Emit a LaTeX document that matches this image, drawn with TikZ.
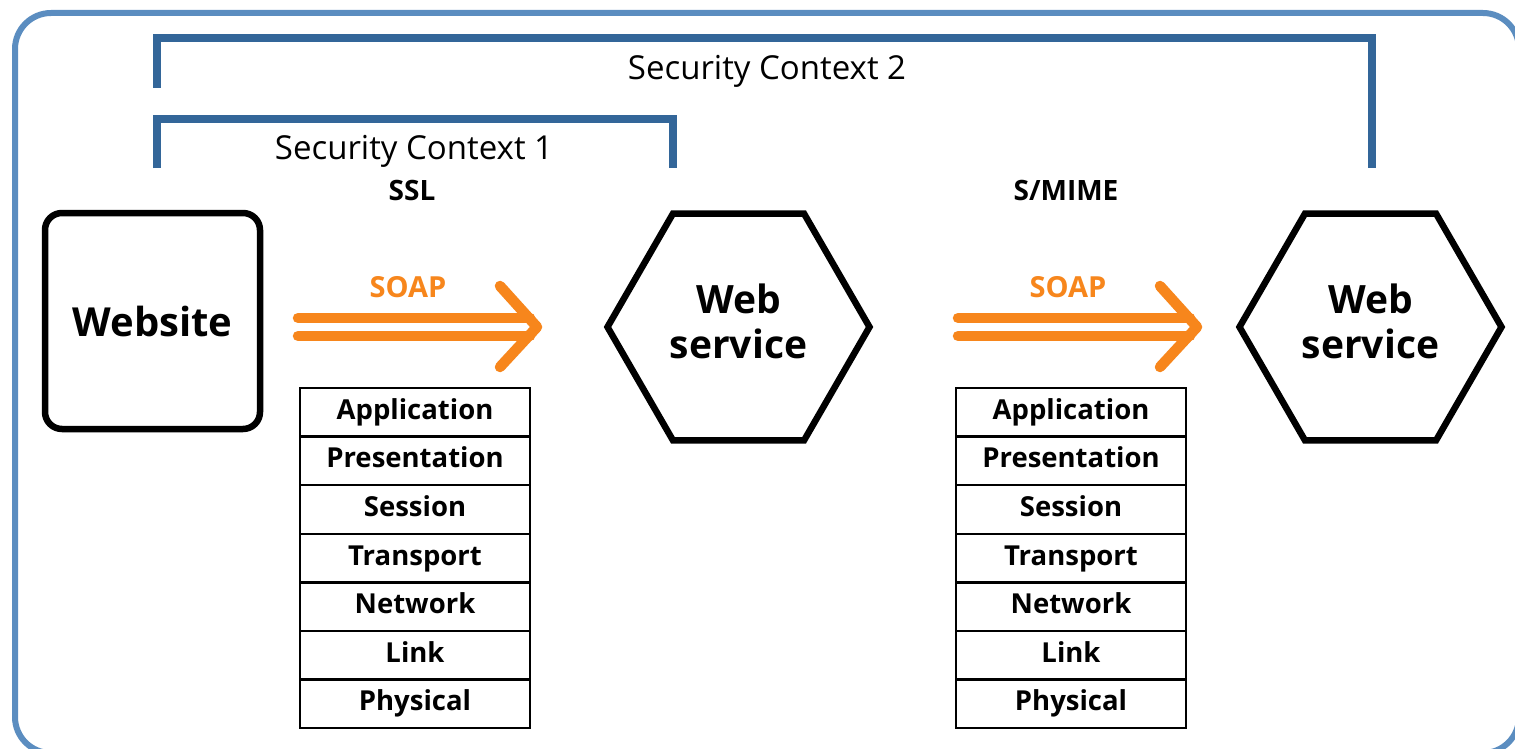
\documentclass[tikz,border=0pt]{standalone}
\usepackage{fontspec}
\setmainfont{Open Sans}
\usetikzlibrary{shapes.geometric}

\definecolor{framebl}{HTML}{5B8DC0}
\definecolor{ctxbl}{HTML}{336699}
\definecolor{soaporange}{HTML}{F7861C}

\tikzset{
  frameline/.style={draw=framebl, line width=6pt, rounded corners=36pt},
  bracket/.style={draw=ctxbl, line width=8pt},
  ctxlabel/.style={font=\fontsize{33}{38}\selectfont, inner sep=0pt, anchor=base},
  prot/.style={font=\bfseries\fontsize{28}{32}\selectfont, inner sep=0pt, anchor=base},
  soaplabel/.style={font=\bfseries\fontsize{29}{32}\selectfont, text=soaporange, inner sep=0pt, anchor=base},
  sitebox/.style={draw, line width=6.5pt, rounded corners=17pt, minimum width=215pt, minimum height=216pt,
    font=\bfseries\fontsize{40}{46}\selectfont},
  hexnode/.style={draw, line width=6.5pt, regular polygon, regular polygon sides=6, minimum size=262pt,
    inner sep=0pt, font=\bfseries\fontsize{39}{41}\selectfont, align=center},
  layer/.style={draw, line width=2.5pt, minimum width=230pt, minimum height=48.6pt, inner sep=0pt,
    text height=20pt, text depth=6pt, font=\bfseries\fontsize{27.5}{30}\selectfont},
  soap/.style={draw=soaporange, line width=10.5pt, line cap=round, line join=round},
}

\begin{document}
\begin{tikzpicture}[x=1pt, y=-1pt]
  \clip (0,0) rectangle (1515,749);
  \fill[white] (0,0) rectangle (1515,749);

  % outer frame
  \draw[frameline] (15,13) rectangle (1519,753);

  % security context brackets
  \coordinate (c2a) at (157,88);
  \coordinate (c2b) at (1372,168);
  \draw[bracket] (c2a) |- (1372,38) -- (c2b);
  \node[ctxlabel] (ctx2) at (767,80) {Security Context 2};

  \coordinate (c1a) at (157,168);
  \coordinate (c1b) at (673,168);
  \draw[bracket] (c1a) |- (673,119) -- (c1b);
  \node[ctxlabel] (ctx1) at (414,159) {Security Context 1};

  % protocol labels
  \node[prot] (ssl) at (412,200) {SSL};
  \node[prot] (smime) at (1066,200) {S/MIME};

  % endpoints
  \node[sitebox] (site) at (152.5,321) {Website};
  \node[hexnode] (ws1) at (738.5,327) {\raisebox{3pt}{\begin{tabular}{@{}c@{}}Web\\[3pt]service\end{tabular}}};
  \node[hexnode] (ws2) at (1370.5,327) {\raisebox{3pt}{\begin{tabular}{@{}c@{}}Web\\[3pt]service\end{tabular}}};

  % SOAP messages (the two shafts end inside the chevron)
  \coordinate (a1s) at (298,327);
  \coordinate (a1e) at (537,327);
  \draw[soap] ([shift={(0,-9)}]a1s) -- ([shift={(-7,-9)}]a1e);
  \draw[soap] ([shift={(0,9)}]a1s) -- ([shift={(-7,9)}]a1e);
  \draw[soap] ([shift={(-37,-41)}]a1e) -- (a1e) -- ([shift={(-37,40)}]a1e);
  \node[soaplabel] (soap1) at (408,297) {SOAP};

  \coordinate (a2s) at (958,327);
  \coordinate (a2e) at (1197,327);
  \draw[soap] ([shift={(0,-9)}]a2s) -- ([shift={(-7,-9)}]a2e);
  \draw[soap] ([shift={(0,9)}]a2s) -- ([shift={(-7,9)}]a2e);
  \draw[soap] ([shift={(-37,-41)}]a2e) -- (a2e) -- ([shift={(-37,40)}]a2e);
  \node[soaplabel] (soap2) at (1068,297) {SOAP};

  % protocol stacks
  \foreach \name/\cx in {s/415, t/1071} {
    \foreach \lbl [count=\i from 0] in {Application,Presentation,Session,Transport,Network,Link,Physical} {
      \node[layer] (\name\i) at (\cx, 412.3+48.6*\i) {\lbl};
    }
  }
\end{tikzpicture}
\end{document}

+++

* Exercise task
Leave out the pictures and retype every line above exactly.

* Written response
Emit a LaTeX document that matches this image, drawn with TikZ.
\documentclass[tikz,border=0pt]{standalone}
\usepackage{fontspec}
\setmainfont{Open Sans}
\usetikzlibrary{shapes.geometric}

\definecolor{framebl}{HTML}{5B8DC0}
\definecolor{ctxbl}{HTML}{336699}
\definecolor{soaporange}{HTML}{F7861C}

\tikzset{
  frameline/.style={draw=framebl, line width=6pt, rounded corners=36pt},
  bracket/.style={draw=ctxbl, line width=8pt},
  ctxlabel/.style={font=\fontsize{33}{38}\selectfont, inner sep=0pt, anchor=base},
  prot/.style={font=\bfseries\fontsize{28}{32}\selectfont, inner sep=0pt, anchor=base},
  soaplabel/.style={font=\bfseries\fontsize{29}{32}\selectfont, text=soaporange, inner sep=0pt, anchor=base},
  sitebox/.style={draw, line width=6.5pt, rounded corners=17pt, minimum width=215pt, minimum height=216pt,
    font=\bfseries\fontsize{40}{46}\selectfont},
  hexnode/.style={draw, line width=6.5pt, regular polygon, regular polygon sides=6, minimum size=262pt,
    inner sep=0pt, font=\bfseries\fontsize{39}{41}\selectfont, align=center},
  layer/.style={draw, line width=2.5pt, minimum width=230pt, minimum height=48.6pt, inner sep=0pt,
    text height=20pt, text depth=6pt, font=\bfseries\fontsize{27.5}{30}\selectfont},
  soap/.style={draw=soaporange, line width=10.5pt, line cap=round, line join=round},
}

\begin{document}
\begin{tikzpicture}[x=1pt, y=-1pt]
  \clip (0,0) rectangle (1515,749);
  \fill[white] (0,0) rectangle (1515,749);

  % outer frame
  \draw[frameline] (15,13) rectangle (1519,753);

  % security context brackets
  \coordinate (c2a) at (157,88);
  \coordinate (c2b) at (1372,168);
  \draw[bracket] (c2a) |- (1372,38) -- (c2b);
  \node[ctxlabel] (ctx2) at (767,80) {Security Context 2};

  \coordinate (c1a) at (157,168);
  \coordinate (c1b) at (673,168);
  \draw[bracket] (c1a) |- (673,119) -- (c1b);
  \node[ctxlabel] (ctx1) at (414,159) {Security Context 1};

  % protocol labels
  \node[prot] (ssl) at (412,200) {SSL};
  \node[prot] (smime) at (1066,200) {S/MIME};

  % endpoints
  \node[sitebox] (site) at (152.5,321) {Website};
  \node[hexnode] (ws1) at (738.5,327) {\raisebox{3pt}{\begin{tabular}{@{}c@{}}Web\\[3pt]service\end{tabular}}};
  \node[hexnode] (ws2) at (1370.5,327) {\raisebox{3pt}{\begin{tabular}{@{}c@{}}Web\\[3pt]service\end{tabular}}};

  % SOAP messages (the two shafts end inside the chevron)
  \coordinate (a1s) at (298,327);
  \coordinate (a1e) at (537,327);
  \draw[soap] ([shift={(0,-9)}]a1s) -- ([shift={(-7,-9)}]a1e);
  \draw[soap] ([shift={(0,9)}]a1s) -- ([shift={(-7,9)}]a1e);
  \draw[soap] ([shift={(-37,-41)}]a1e) -- (a1e) -- ([shift={(-37,40)}]a1e);
  \node[soaplabel] (soap1) at (408,297) {SOAP};

  \coordinate (a2s) at (958,327);
  \coordinate (a2e) at (1197,327);
  \draw[soap] ([shift={(0,-9)}]a2s) -- ([shift={(-7,-9)}]a2e);
  \draw[soap] ([shift={(0,9)}]a2s) -- ([shift={(-7,9)}]a2e);
  \draw[soap] ([shift={(-37,-41)}]a2e) -- (a2e) -- ([shift={(-37,40)}]a2e);
  \node[soaplabel] (soap2) at (1068,297) {SOAP};

  % protocol stacks
  \foreach \name/\cx in {s/415, t/1071} {
    \foreach \lbl [count=\i from 0] in {Application,Presentation,Session,Transport,Network,Link,Physical} {
      \node[layer] (\name\i) at (\cx, 412.3+48.6*\i) {\lbl};
    }
  }
\end{tikzpicture}
\end{document}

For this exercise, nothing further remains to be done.